As the mother of two college-aged children, Hemwall says that her own children help her relate to students. Hemwall adds, “Of course, when I started working here, I had little kids, so I was younger and closer to the age of the college students!”

During her Lawrentian college years, Hemwall thought she would pursue English or theater. “I didn’t know what anthropology was until college!” she said. But once she took an introductory class in the department she was hooked, and ended up completing an interdisciplinary major combining anthropology and psychology, the first ever student-designed major at Lawrence. Her self-designed choice of study seemed to suit her personality the best. “I was very committed to trying to make a difference in the world,” she explained.

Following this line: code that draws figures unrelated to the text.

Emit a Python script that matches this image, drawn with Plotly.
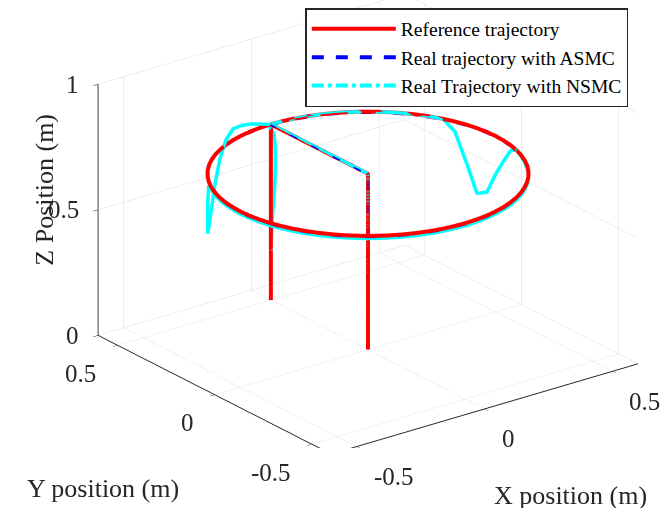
import numpy as np
import plotly.graph_objects as go

# ---- data ----
RADIUS = 0.5          # circle radius (m)
HEIGHT = 0.7          # flight altitude (m)
theta_deg = list(range(90, 455, 5))   # circle samples (deg), CCW from start point (0, 0.5)

# NSMC altitude along the circle, one value per theta sample
nsmc_z = (
    [0.70, 0.715, 0.73, 0.74, 0.745, 0.72, 0.665, 0.585, 0.505, 0.455]  # 90..135
    + [0.45, 0.59, 0.685, 0.69, 0.69, 0.69, 0.69, 0.69, 0.69, 0.69]     # 140..185
    + [0.69] * 10                                                       # 190..235
    + [0.69] * 10                                                       # 240..285
    + [0.69] * 10                                                       # 290..335
    + [0.695, 0.70, 0.68, 0.62, 0.55, 0.46, 0.44, 0.55, 0.66, 0.70]     # 340..385
    + [0.70] * 10                                                       # 390..435
    + [0.70, 0.70, 0.70]                                                # 440..450
)
# ASMC altitude along the circle (tracks reference closely)
asmc_z = [0.697] * len(theta_deg)

# landing leg of NSMC (x deviation vs altitude)
land_z = [0.70, 0.66, 0.60, 0.52, 0.45, 0.38, 0.30, 0.20, 0.10, 0.0]
nsmc_land_dx = [-0.01, 0.012, 0.018, 0.018, 0.015, 0.01, 0.004, 0.0, 0.0, 0.0]

x_ticks = [-0.5, 0, 0.5]
y_ticks = [-0.5, 0, 0.5]
z_ticks = [0, 0.5, 1]
tick_text = {-0.5: "-0.5", 0: "0", 0.5: "0.5", 1: "1"}
x_range = [-0.6, 0.6]
y_range = [-0.6, 0.6]
z_range = [0, 1]

th = np.radians(theta_deg)
cx = RADIUS * np.cos(th)
cy = RADIUS * np.sin(th)


def path(circle_z, land_dx=None):
    xs = [0, 0, 0] + list(cx)
    ys = [0, 0, RADIUS] + list(cy)
    zs = [0, HEIGHT, HEIGHT] + list(circle_z)
    dx = land_dx if land_dx is not None else [0] * len(land_z)
    xs += list(dx)
    ys += [RADIUS] * len(land_z)
    zs += list(land_z)
    return xs, ys, zs


rx, ry, rz = path([HEIGHT] * len(theta_deg))
ax_, ay_, az_ = path(asmc_z)
nx, ny, nz = path(nsmc_z, nsmc_land_dx)

names = ["Reference trajectory", "Real trajectory with ASMC", "Real Trajectory with NSMC"]
colors = ["#FF0000", "#0000FF", "#00FFFF"]
dashes = ["solid", "dash", "dashdot"]

fig = go.Figure()
fig.add_trace(go.Scatter3d(x=nx, y=ny, z=nz, mode="lines", showlegend=False, hoverinfo="skip",
                           line=dict(color=colors[2], width=7)))
fig.add_trace(go.Scatter3d(x=ax_, y=ay_, z=az_, mode="lines", showlegend=False, hoverinfo="skip",
                           line=dict(color=colors[1], width=6, dash="dash")))
fig.add_trace(go.Scatter3d(x=rx, y=ry, z=rz, mode="lines", showlegend=False, hoverinfo="skip",
                           line=dict(color=colors[0], width=8)))
# legend entries
for nm, c, d in zip(names, colors, dashes):
    fig.add_trace(go.Scatter(x=[None], y=[None], mode="lines", name=nm,
                             line=dict(color=c, width=4, dash=d)))

FONT = "Liberation Serif, Times New Roman, serif"
TXT = "#262626"
axis_common = dict(showbackground=False, gridcolor="#dcdcdc", gridwidth=1,
                   showline=True, linecolor=TXT, linewidth=2,
                   ticks="outside", ticklen=6, tickcolor=TXT,
                   zeroline=False, showspikes=False, showticklabels=False,
                   title=dict(text=""))

annots = []
for v in x_ticks:
    annots.append(dict(x=v, y=y_range[0], z=z_range[0], text=tick_text[v], showarrow=False,
                       xanchor="left", yanchor="middle", xshift=15, yshift=-30,
                       font=dict(family=FONT, size=25, color=TXT)))
for v in y_ticks:
    annots.append(dict(x=x_range[0], y=v, z=z_range[0], text=tick_text[v], showarrow=False,
                       xanchor="right", yanchor="middle", xshift=-19, yshift=-28,
                       font=dict(family=FONT, size=25, color=TXT)))
for v in z_ticks:
    annots.append(dict(x=x_range[0], y=y_range[1], z=v, text=tick_text[v], showarrow=False,
                       xanchor="right", yanchor="middle", xshift=-17, yshift=0,
                       font=dict(family=FONT, size=25, color=TXT)))
annots.append(dict(x=0.3, y=y_range[0], z=z_range[0], text="X position (m)", showarrow=False,
                   xanchor="center", yanchor="middle", xshift=9, yshift=-109,
                   font=dict(family=FONT, size=26, color=TXT)))
annots.append(dict(x=x_range[0], y=0, z=z_range[0], text="Y position (m)", showarrow=False,
                   xanchor="center", yanchor="middle", xshift=-112, yshift=-94,
                   font=dict(family=FONT, size=26, color=TXT)))
annots.append(dict(x=x_range[0], y=y_range[1], z=0.58, text="Z Position (m)", showarrow=False,
                   xanchor="center", yanchor="middle", xshift=-53, yshift=0, textangle=-90,
                   font=dict(family=FONT, size=26, color=TXT)))

S = 1.72
e = 1.0
fig.update_layout(
    width=660, height=508,
    margin=dict(l=0, r=0, t=0, b=0),
    paper_bgcolor="white", plot_bgcolor="white",
    font=dict(family=FONT, color=TXT),
    xaxis=dict(visible=False), yaxis=dict(visible=False),
    scene=dict(
        domain=dict(x=[0.115, 1.0], y=[0.118, 1.0]),
        xaxis=dict(axis_common, range=x_range, tickvals=x_ticks),
        yaxis=dict(axis_common, range=y_range, tickvals=y_ticks),
        zaxis=dict(axis_common, range=z_range, tickvals=z_ticks),
        aspectmode="manual", aspectratio=dict(x=S, y=S, z=0.707 * S),
        camera=dict(eye=dict(x=-0.558 * e, y=-0.734 * e, z=0.387 * e),
                    up=dict(x=0, y=0, z=1), center=dict(x=0, y=0, z=0),
                    projection=dict(type="orthographic")),
        annotations=annots,
    ),
    legend=dict(x=0.952, xanchor="right", y=0.984, yanchor="top",
                bgcolor="white", bordercolor="#262626", borderwidth=1.5,
                font=dict(family=FONT, size=19.5, color="black"), itemwidth=84),
)

fig.write_html("out.html")
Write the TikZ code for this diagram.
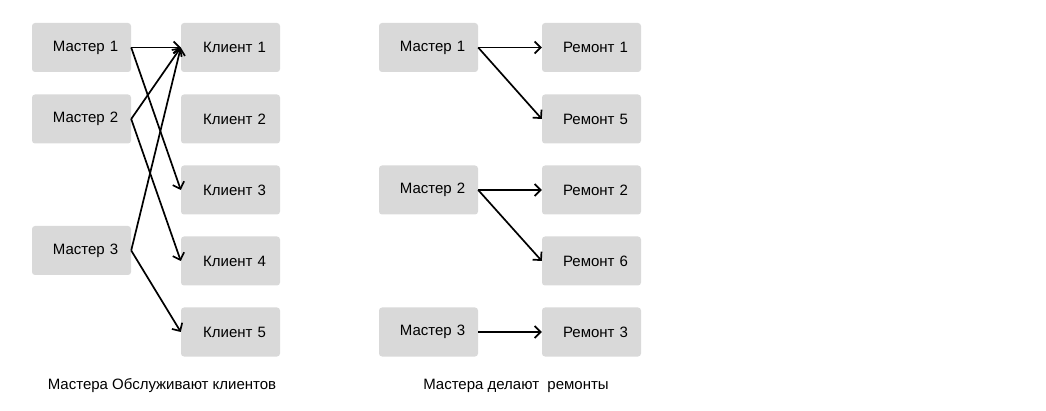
\documentclass[tikz,border=0pt]{standalone}
\usepackage{fontspec}
\setmainfont{Liberation Sans}
\usetikzlibrary{arrows.meta}

\begin{document}
\begin{tikzpicture}[
    x=1pt, y=-1pt,
    every node/.style={font=\fontsize{15pt}{17pt}\selectfont},
    box/.style={rectangle, rounded corners=3pt, fill={rgb,255:red,217;green,217;blue,217},
      minimum width=99pt, minimum height=49pt, inner sep=0pt, text width=93pt, align=center,
      execute at begin node=\hspace*{8pt}},
    link/.style={draw, line width=1.7pt, -{Straight Barb[length=6pt,width=12pt]}}
  ]
  \useasboundingbox (0,0) rectangle (1046,411);

  % masters and clients
  \node[box] (m1) at (81.5,47.5) {Мастер 1};
  \node[box] (m2) at (81.5,119) {Мастер 2};
  \node[box] (m3) at (81.5,250.5) {Мастер 3};
  \node[box] (k1) at (230.5,47.5) {Клиент 1};
  \node[box] (k2) at (230.5,119) {Клиент 2};
  \node[box] (k3) at (230.5,190) {Клиент 3};
  \node[box] (k4) at (230.5,261) {Клиент 4};
  \node[box] (k5) at (230.5,332) {Клиент 5};

  \draw[link] (m1.east) -- (k1.west);
  \draw[link] (m1.east) -- (k3.west);
  \draw[link] (m2.east) -- (k1.west);
  \draw[link] (m2.east) -- (k4.west);
  \draw[link] (m3.east) -- (k1.west);
  \draw[link] (m3.east) -- (k5.west);

  % masters and repairs
  \node[box] (rm1) at (428.5,47.5) {Мастер 1};
  \node[box] (rm2) at (428.5,190) {Мастер 2};
  \node[box] (rm3) at (428.5,332) {Мастер 3};
  \node[box] (r1) at (591.5,47.5) {Ремонт 1};
  \node[box] (r5) at (591.5,119) {Ремонт 5};
  \node[box] (r2) at (591.5,190) {Ремонт 2};
  \node[box] (r6) at (591.5,261) {Ремонт 6};
  \node[box] (r3) at (591.5,332) {Ремонт 3};

  \draw[link] (rm1.east) -- (r1.west);
  \draw[link] (rm1.east) -- (r5.west);
  \draw[link] (rm2.east) -- (r2.west);
  \draw[link] (rm2.east) -- (r6.west);
  \draw[link] (rm3.east) -- (r3.west);

  \node (cap1) at (162,386) {Мастера Обслуживают клиентов};
  \node (cap2) at (516,386) {Мастера делают\ \ ремонты};
\end{tikzpicture}
\end{document}
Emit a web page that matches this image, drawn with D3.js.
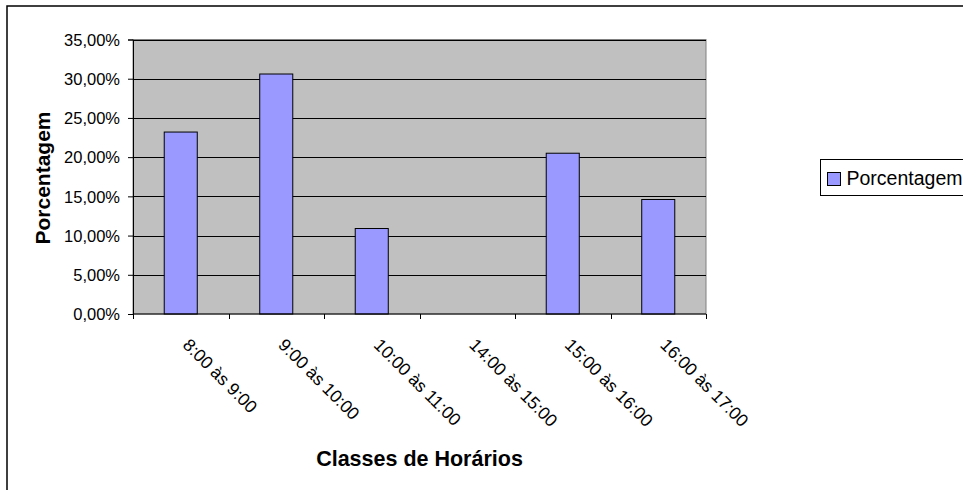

One of Dean Hemwall’s main interests is urban anthropology. As an undergraduate, she student-taught through the Urban Education program, and has since been an advisor to that program. Her other major interest lies in academic advising, and she stressed the importance of having a positive advisor/advisee relationship. “It’s the one place where student and advisor talk about the mission of the school,” she says of advisor/advisee meetings. She just recently finished editing a monograph titled, “Advising is Learning: Academic Advising in Small Colleges and Universities” and remarks that, “Advising keeps you in touch with the university.”

When asked what her advice to students would be, Hemwall replied, “Take time off from school after college… think about what you want to accomplish, who you are, and what your values are.” From such a multi-faceted woman, it sounds like a great suggestion.